Moore rarely uses the language of class struggle, and he won’t own to being a socialist — he looks alarmed at the very mention of the word. Most Americans would do the same, and Moore knows that. Call him a populist, though, and he all but purrs.


“I am in the mainstream of public opinion,” he says.


American populism has a long history, and in this country the term has almost infinite elasticity and a shape-shifting capacity to move with the times and the political temper. Right now, Moore is playing on a very crowded field. In an election year, everybody and his uncle is eager to declare himself a man of the people — including Bush, one of the most irritating and disingenuous practitioners alive of folksy language. Moore likes to portray himself as an old-school man of the people — he tells me proudly that his favorite movie of 2003 was Seabiscuit, the (highly doctored) history of a horse who came up from nothing, and brought with him the adoration of millions of unemployed workers in the Depression. But it’s not that simple. Moore is naturally inclined to social movements — and to using them to take over political parties. He is the very embodiment of American populism, and of its limits in a country where many people on fixed incomes still firmly believe in the possibility of getting rich quick.
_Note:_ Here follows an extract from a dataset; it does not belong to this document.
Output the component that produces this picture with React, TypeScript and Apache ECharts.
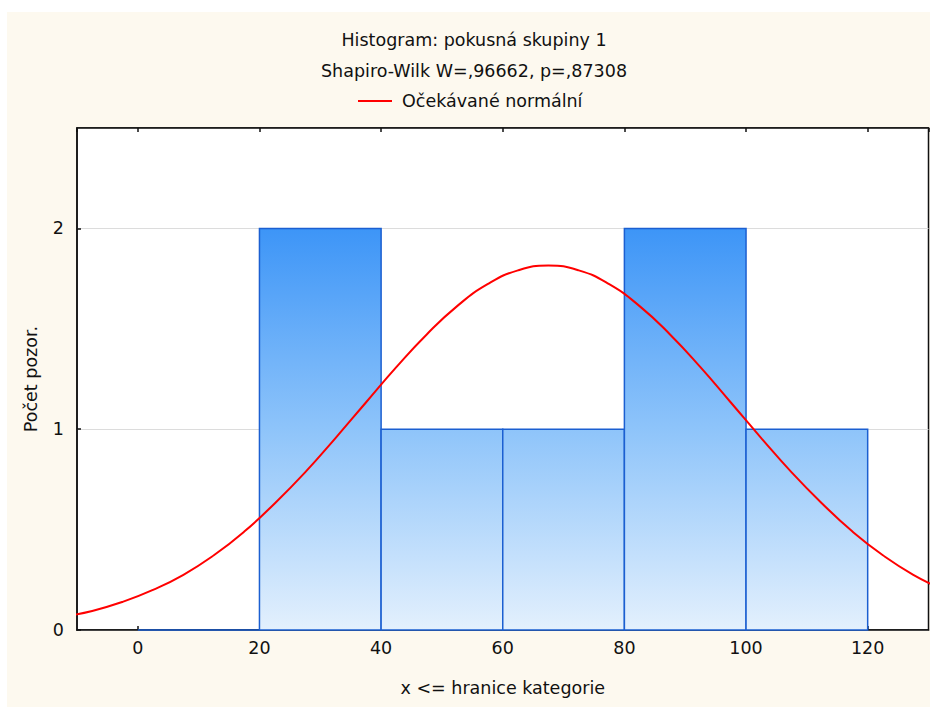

Look at Michael Moore, and you see a man of the people. Look at him lately, and you see a man who got rich quick. As Larissa MacFarquhar points out in her recent New Yorker profile of Moore, this is unlikely to faze his following among the workers, who admire his riches. To some degree, his shelf life as a radical activist and motivator will depend on the balance he can sustain between average Joe and overnight success in presenting himself to young people. To a greater degree, it will depend on his ability to stick to the substance of his beliefs. When all the criticism is said and done, Michael Moore believes in universal health care, employment and education. He believes in gun control. He thinks taxes are a good thing. He believes in equal rights for the usual minorities. He believes businesses should treat their workers decently and share their profits. He believes in an enlightened participatory democracy to get and keep all of the above. He tells people that listening to a Michael Moore rant is not enough — beyond laughing, beyond being entertained, they have to get off their asses and get involved, and he gives them tips on how to do it. He may be prickly, but who cares? He’s also right.